Just a thought: Vasectomy’s aren’t quite so surefire as you think. I have two friends who got them, and despite getting the all clear from doctors (after the required wait time) their wives got pregnant anway. Apparently it’s possible, although somewhat rare, for the body to heal itself enough for this to to happen. And yes, for the skeptical out there, we’re sure that the kids are actually theirs. So while I think a vasectomy isn’t a bad thing, I don’t think I’d ever trust it completely.

Eric April 19, 2010, 9:58 AM

Look into the coil. My wife had it done and it was only 5-10 min and no pain. There are no reversals to this but is 100% effective after 3 mo. You get an xray to show total blockage of the tubes. No hormones to deal with for you and no frozen veggies for him.

kurt April 19, 2010, 10:12 AM

Women have multiple options for birth control while men only have 3: Abstinence, condoms, and vasectomy. Everyone needs to be responsible for your their birth control.

In your article you eliminate all the potential forms of birth control and decide it’s time for your husband to get vasectomy:

“So I guess it may be time for my husband to snip snip.”

It looks like you made that decision in your own mind already without even consulting your husband. That is SELFISH, rude, and disrespectful.

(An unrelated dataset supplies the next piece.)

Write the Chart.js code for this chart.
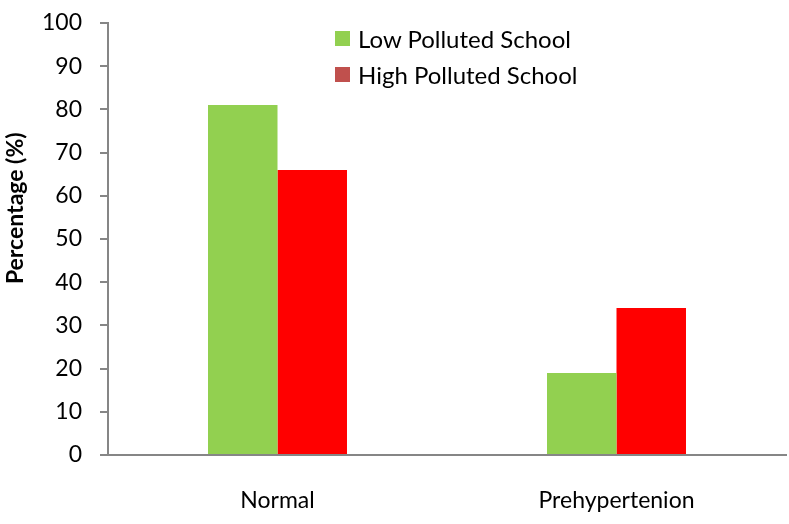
<!DOCTYPE html>
<html>
<head>
<meta charset="utf-8">
<script src="https://cdn.jsdelivr.net/npm/chart.js@4/dist/chart.umd.min.js"></script>
<style>
  html, body { margin: 0; padding: 0; background: #fff; }
  #wrap { position: relative; width: 789px; height: 524px; }
  #legend { position: absolute; left: 335px; top: 20px; font-family: Lato, "Open Sans", sans-serif; font-size: 24px; color: #000; }
  #legend div { display: flex; align-items: center; height: 36px; }
  #legend span.box { display: inline-block; width: 15px; height: 15px; margin-right: 8px; }
</style>
</head>
<body>
<div id="wrap">
  <canvas id="chart" width="789" height="524"></canvas>
  <div id="legend"></div>
</div>
<script>
const categories = ["Normal", "Prehypertenion"]
const lowPolluted = [81, 19]
const highPolluted = [66, 34]
const seriesNames = ["Low Polluted School", "High Polluted School"]
const barColors = ["#92D050", "#FF0000"]
const legendColors = ["#92D050", "#C0504D"]

const axisGray = "#868686"
const font = "Lato, 'Open Sans', sans-serif"

const ctx = document.getElementById("chart")
const chart = new Chart(ctx, {
    type: 'bar',
    data: {
        labels: categories,
        datasets: [
            { label: seriesNames[0], data: lowPolluted, backgroundColor: barColors[0] },
            { label: seriesNames[1], data: highPolluted, backgroundColor: barColors[1] }
        ]
    },
    options: {
        responsive: false,
        animation: false,
        layout: { padding: { left: 0, right: 3, top: 23, bottom: 0 } },
        datasets: { bar: { categoryPercentage: 0.41, barPercentage: 1.0 } },
        plugins: {
            legend: { display: false },
            tooltip: { enabled: false }
        },
        scales: {
            x: {
                grid: { display: false },
                border: { display: true, color: axisGray, width: 2 },
                ticks: { color: "#000", font: { family: font, size: 23 }, padding: 24 },
                afterFit: (s) => { s.height = 69 }
            },
            y: {
                min: 0,
                max: 100,
                ticks: { stepSize: 10, color: "#000", font: { family: font, size: 23 }, padding: 18 },
                grid: { drawOnChartArea: false, drawTicks: true, tickLength: 8, color: axisGray, lineWidth: 2 },
                border: { display: true, color: axisGray, width: 2 },
                title: {
                    display: true,
                    text: "           Percentage (%)",
                    color: "#000",
                    font: { family: font, size: 23, weight: 'bold' },
                    padding: { top: 2, bottom: 0 }
                },
                afterFit: (s) => {
                    s.width = 108
                    // tick padding would otherwise push the plot top down
                    s.paddingTop = 12
                    s.paddingBottom = 12
                }
            }
        }
    }
})

// legend drawn as html, stacked in two rows inside the plot
const legendEl = document.getElementById("legend")
chart.data.datasets.forEach((ds, i) => {
    const row = document.createElement("div")
    row.innerHTML = '<span class="box" style="background:' + legendColors[i] + '"></span>' + ds.label
    legendEl.appendChild(row)
})
</script>
</body>
</html>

If you force your husband into a vasectomy and then he ends up divorced or if he wants to have more children, he has very limited recourse while you can easily decide to have another at no cost to you. A vasectomy allows you to change your mind, but doesn’t give him the same right. That’s SELFISH and unfair.

How do you feel about getting your tubes tied? That’s the same type of solution as a vasectomy. You say you don’t want more children, but then won’t say you’re ruling it out. Give your husband the same option. Communicate your issues with your husband and decide on a solution together.

Debbie April 19, 2010, 12:31 PM

My husband asked me to get my tubes tied after having my second child, but I’m having my major doubts about doing the deed. So I asked him if I get mine tied he gets his snipped, well let’s just say it didn’t go so well, tell a man to get a snip and his first reaction is a H*** NO. Why should I stop being a fertile woman when my husband can still procreate. We sucessfully used condoms when we didn’t want to get preggies. Not that I don’t my husband not to cheat on me but I feel that he gets his active little swimmers while I get bumkins. My husband is the one who states he only wants two kids I feel maybe one day five years from now or later that I should have a choice to have one more or at least not feel like I cheated my self out of the option (not that I want to be an octomom but just that I get a choice) I would say that this is one of those double standards

HeeHee April 19, 2010, 4:17 PM

Snip Snip!

Chrissy April 19, 2010, 5:56 PM

I agree with Kurt.
If she is not cetain she wants to rule out kids - then what happens if she decides down the road she really, really, really wants another child but she harunged her husband into getting a “snip snip”?
It feels to me that this conversation is premature because she HASN’T completely ruled out the possiblity for another child.
Give up the pills, use the condoms (it’s time your husband takes some responsibility on the birth control dept). Then maybe in a couple of years you will both know for certain that you do or don’t want another child. Time is on your side, use it.